There's more benefits to Rust than just it's memory safety. It being a non-GCed language with ADTs is a big one, and that's been nice for the couple JITs I've written in Rust.
And the partial memory safety over the metadata around the actual JITed code is a big win as well.
Yes, Rust doesn't get you there 100%, but IMO it gets you closer than C or C++.
Having used both (and in the space for writing JITs particularly), C++'s support is very weak in the space of ADTs. Like most things in C++ you _can_ reach it with straight jacketing yourself in a particular way, with 80/20 static analysis rules backing that and 20% manual code review, but it's difficult to maintain.
Rust gives you that more or less by default and for free wrt tooling. It's sort of the classic "Rust makes you write the C++ you should have been writing all along", which makes it a net win IMO.
Given the fact that Mozilla is the primary sponsor of Rust, and Rust has been sneaking its way into Chrome as well, I'd say the authors of those browsers disagree with you.
I'm not them, but I suspect that they're slowly switching not because of its slightly better abstract data types but because it offers better memory safety.

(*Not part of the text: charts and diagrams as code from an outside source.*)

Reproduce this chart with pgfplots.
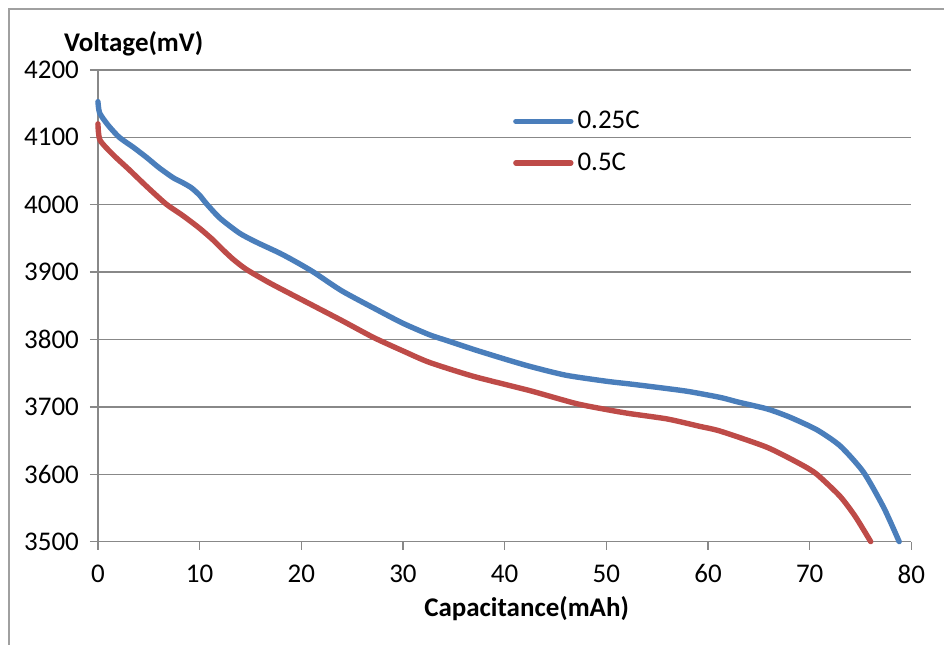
\documentclass[border=0pt]{standalone}
\usepackage{pgfplots}
\pgfplotsset{compat=1.18}
\usepackage{fontspec}
\setmainfont{Carlito}

\definecolor{blueline}{HTML}{4A7EBB}
\definecolor{redline}{HTML}{BE4B48}
\definecolor{gridgray}{HTML}{888888}
\definecolor{framegray}{HTML}{A0A0A0}
\newcommand\chartfont{\fontsize{13.5}{16}\selectfont}

\begin{document}
\begin{tikzpicture}
\begin{axis}[
    width=407pt, height=236pt, scale only axis,
    xmin=0, xmax=80, ymin=3500, ymax=4200,
    xtick={0,10,...,80}, ytick={3500,3600,...,4200},
    axis lines*=left,
    axis line style={gridgray, line width=0.7pt},
    tick align=outside, major tick length=4pt,
    tick style={gridgray, line width=0.7pt},
    ymajorgrids, grid style={gridgray, line width=0.7pt},
    /pgf/number format/assume math mode=true,
    /pgf/number format/1000 sep={},
    xticklabel style={font=\chartfont, yshift=-4pt},
    yticklabel style={font=\chartfont, xshift=-2pt},
    every axis y label/.style={at={(rel axis cs:0.044,1.055)}, anchor=center},
    every axis x label/.style={at={(rel axis cs:0.527,-0.142)}, anchor=center},
    ylabel={\chartfont\bfseries Voltage(mV)},
    xlabel={\chartfont\bfseries Capacitance(mAh)},
    legend style={draw=none, fill=none, at={(rel axis cs:0.51,0.922)}, anchor=north west,
        font=\chartfont, row sep=6.5pt, inner sep=0pt},
    legend cell align=left,
    legend image code/.code={\draw[#1, line cap=round] (0pt,0pt) -- (27.5pt,0pt);},
    clip=false,
]
% frame of the chart area
\draw[framegray, line width=0.7pt] (rel axis cs:-0.1093,-0.2182) -- (rel axis cs:-0.1093,1.1292) -- (rel axis cs:1.0405,1.1292);
\path (rel axis cs:-0.1204,-0.2182) rectangle (rel axis cs:1.0405,1.1483);

\addplot[blueline, line width=2.7pt, line cap=round, smooth, tension=0.4] coordinates {
(0,4153) (0.17,4136) (1,4118) (2.1,4100) (3.5,4085) (4.8,4070) (6,4055) (7.4,4040)
(8.3,4033) (9.2,4025) (10,4014) (10.7,4001) (12,3980) (13.9,3958) (15.5,3945) (17.9,3928)
(19.5,3915) (21.2,3900) (24,3872) (27.7,3842) (30,3824) (32.6,3807) (34.4,3798)
(37,3785) (40,3771) (42.5,3760) (46,3747) (50,3738) (52.3,3734) (55,3729)
(58,3723) (61.2,3714) (63,3707) (65.8,3697) (68,3685) (70.7,3666) (73,3642)
(75.3,3603) (77.3,3550) (78.8,3500)
};
\addlegendentry{0.25C}
\addplot[redline, line width=2.7pt, line cap=round, smooth, tension=0.4] coordinates {
(0,4120) (0.2,4096) (1.5,4074) (3,4053) (4.8,4027) (6.7,4001) (8.05,3987)
(8.7,3980) (10,3965) (11.3,3948) (12.3,3933) (13.3,3919) (14.6,3904) (17,3883)
(21.2,3850) (24,3828) (27.1,3803) (30,3783) (32.6,3766) (37,3745) (42.5,3724)
(47,3705) (50,3696) (52.3,3690) (56,3682) (59.2,3671) (61.2,3664) (65.8,3640)
(69.1,3615) (70.7,3600) (73,3567) (74.5,3537) (76,3500)
};
\addlegendentry{0.5C}
\end{axis}
\end{tikzpicture}
\end{document}
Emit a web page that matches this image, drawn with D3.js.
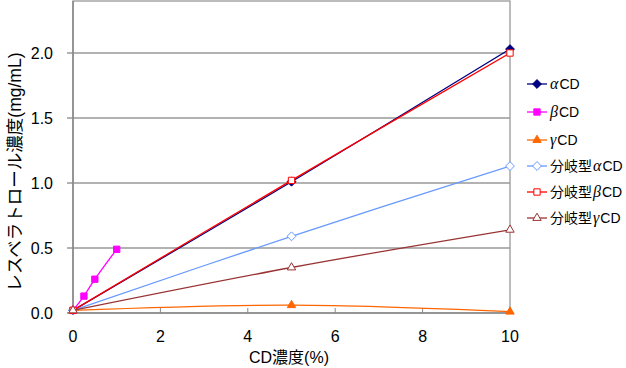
<!DOCTYPE html>
<html>
<head>
<meta charset="utf-8">
<script src="https://cdn.jsdelivr.net/npm/d3@7"></script>
<style>
  body { margin: 0; background: #fff; }
  text { font-family: "Liberation Sans", "Noto Sans CJK JP", sans-serif; fill: #000; }
</style>
</head>
<body>
<div id="chart"></div>
<script>
var width = 626, height = 368;
var margin = {left: 73, right: 116, top: 1, bottom: 55};

// data
var xA = [0, 5, 10];
var xBeta = [0, 0.25, 0.5, 1];
var alphaCD = [0.02, 1.01, 2.03];
var betaCD = [0.02, 0.13, 0.26, 0.49];
var gammaCD = [0.02, 0.06, 0.01];
var brAlphaCD = [0.02, 0.59, 1.13];
var brBetaCD = [0.02, 1.02, 2.00];
var brGammaCD = [0.02, 0.35, 0.64];

var xTicks = [0, 2, 4, 6, 8, 10];
var yTicks = [0, 0.5, 1.0, 1.5, 2.0];

var series = [
  {greek: "α", prefix: "", x: xA, y: alphaCD, color: "#000080", shape: "diamond", fill: true},
  {greek: "β", prefix: "", x: xBeta, y: betaCD, color: "#FF00FF", shape: "square", fill: true},
  {greek: "γ", prefix: "", x: xA, y: gammaCD, color: "#FF6600", shape: "triangle", fill: true},
  {greek: "α", prefix: "分岐型", x: xA, y: brAlphaCD, color: "#6699FF", shape: "diamond", fill: false},
  {greek: "β", prefix: "分岐型", x: xA, y: brBetaCD, color: "#FF0000", shape: "square", fill: false},
  {greek: "γ", prefix: "分岐型", x: xA, y: brGammaCD, color: "#993333", shape: "triangle", fill: false}
];

var svg = d3.select("#chart").append("svg")
  .attr("width", width).attr("height", height);

var x = d3.scaleLinear().domain([0, 10]).range([margin.left, width - margin.right]);
var y = d3.scaleLinear().domain([0, 2.4]).range([height - margin.bottom, margin.top]);

// grid
svg.append("g").selectAll("line").data(yTicks.filter(function(d){ return d > 0; }))
  .enter().append("line")
  .attr("x1", margin.left - 6).attr("x2", x(10))
  .attr("y1", function(d){ return y(d); }).attr("y2", function(d){ return y(d); })
  .attr("stroke", "#999").attr("stroke-width", 1.3);

// frame
svg.append("rect")
  .attr("x", x(0)).attr("y", y(2.4))
  .attr("width", x(10) - x(0)).attr("height", y(0) - y(2.4))
  .attr("fill", "none").attr("stroke", "#999").attr("stroke-width", 1.3);
svg.append("line").attr("x1", x(0)).attr("x2", x(0)).attr("y1", y(2.4)).attr("y2", y(0))
  .attr("stroke", "#888").attr("stroke-width", 1.5);
svg.append("line").attr("x1", x(0) - 6).attr("x2", x(10)).attr("y1", y(0)).attr("y2", y(0))
  .attr("stroke", "#888").attr("stroke-width", 1.5);

// x ticks (inside)
svg.append("g").selectAll("line").data(xTicks)
  .enter().append("line")
  .attr("x1", function(d){ return x(d); }).attr("x2", function(d){ return x(d); })
  .attr("y1", y(0)).attr("y2", y(0) - 5)
  .attr("stroke", "#888").attr("stroke-width", 1);

svg.append("g").selectAll("text").data(xTicks)
  .enter().append("text")
  .attr("x", function(d){ return x(d); }).attr("y", y(0) + 29)
  .attr("text-anchor", "middle").attr("font-size", 16)
  .text(function(d){ return d; });

svg.append("g").selectAll("text").data(yTicks)
  .enter().append("text")
  .attr("x", 53).attr("y", function(d){ return y(d) + 6; })
  .attr("text-anchor", "end").attr("font-size", 16)
  .text(function(d){ return d.toFixed(1); });

// axis titles
svg.append("text")
  .attr("x", 289).attr("y", 363)
  .attr("text-anchor", "middle").attr("font-size", 16)
  .text("CD濃度(%)");

svg.append("text")
  .attr("transform", "translate(21," + 172 + ") rotate(-90)")
  .attr("text-anchor", "middle").attr("font-size", 17.5)
  .attr("font-family", "Noto Sans CJK JP")
  .text("レスベラトロール濃度(mg/mL)");

var sym = {
  diamond: d3.symbol().type(d3.symbolDiamond2).size(50),
  square: d3.symbol().type(d3.symbolSquare).size(40),
  triangle: d3.symbol().type(d3.symbolTriangle2).size(50)
};

var line = d3.line()
  .x(function(d){ return x(d[0]); })
  .y(function(d){ return y(d[1]); })
  .curve(d3.curveCatmullRom);

series.forEach(function(s) {
  var pts = s.x.map(function(v, i){ return [v, s.y[i]]; });
  svg.append("path").datum(pts)
    .attr("d", line).attr("fill", "none")
    .attr("stroke", s.color).attr("stroke-width", 1.3);
  svg.append("g").selectAll("path").data(pts)
    .enter().append("path")
    .attr("d", sym[s.shape]())
    .attr("transform", function(d){ return "translate(" + x(d[0]) + "," + y(d[1]) + ")"; })
    .attr("fill", s.fill ? s.color : "#fff")
    .attr("stroke", s.color).attr("stroke-width", 1);
});

// legend
var legY = [84, 112, 140, 166, 192, 218];
series.forEach(function(s, i) {
  var g = svg.append("g").attr("transform", "translate(527," + legY[i] + ")");
  g.append("line").attr("x1", 0).attr("x2", 20).attr("stroke", s.color).attr("stroke-width", 1.3);
  g.append("path").attr("d", sym[s.shape]()).attr("transform", "translate(10,0)")
    .attr("fill", s.fill ? s.color : "#fff").attr("stroke", s.color);
  var t = g.append("text").attr("x", 23).attr("y", 5).attr("font-size", 14);
  if (s.prefix) t.append("tspan").attr("font-family", "Noto Sans CJK JP").text(s.prefix);
  t.append("tspan").attr("font-style", "italic").attr("font-family", "Liberation Serif")
    .attr("font-size", 16).attr("dx", s.prefix ? 1 : 0).text(s.greek);
  t.append("tspan").attr("dx", 1).text("CD");
});
</script>
</body>
</html>
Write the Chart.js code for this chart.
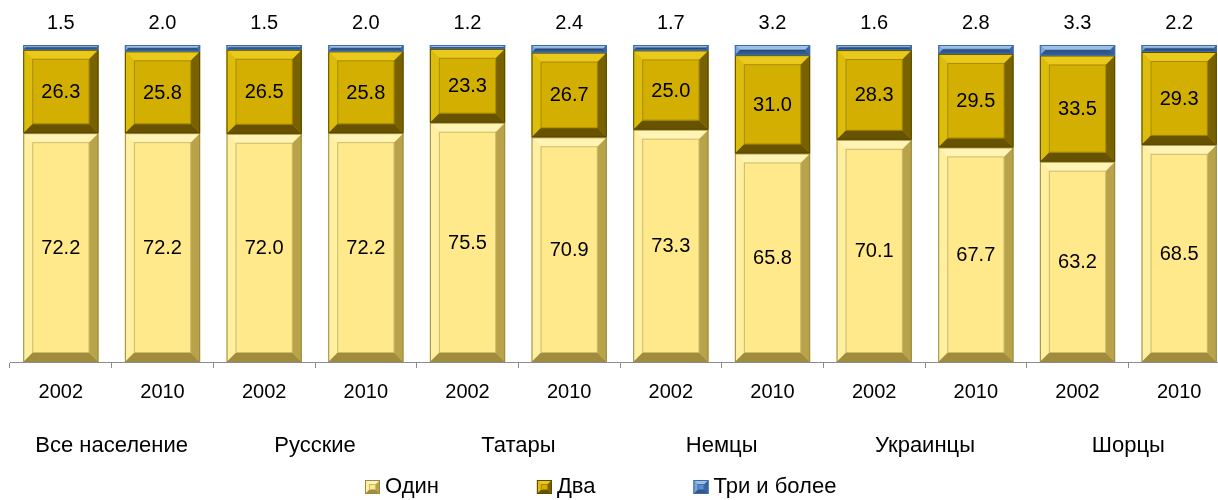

That's exactly the point I wanted to make (but failed to) a couple months ago [1] - that for the (few) tasks you'd use C for (such as writing language runtimes) Rust might not be a good fit. If it isn't a good fit for regexp, it might not be a good fit for JavaScript either.
It’s not that rust wasn’t a good fit. It’s that writing a regex engine from scratch in rust to be integrated into their c++ code base wasn’t the right choice for them when compared against integrating an existing c++ solution.
And the partial memory safety over the metadata around the actual JITed code is a big win as well.
Yes, Rust doesn't get you there 100%, but IMO it gets you closer than C or C++.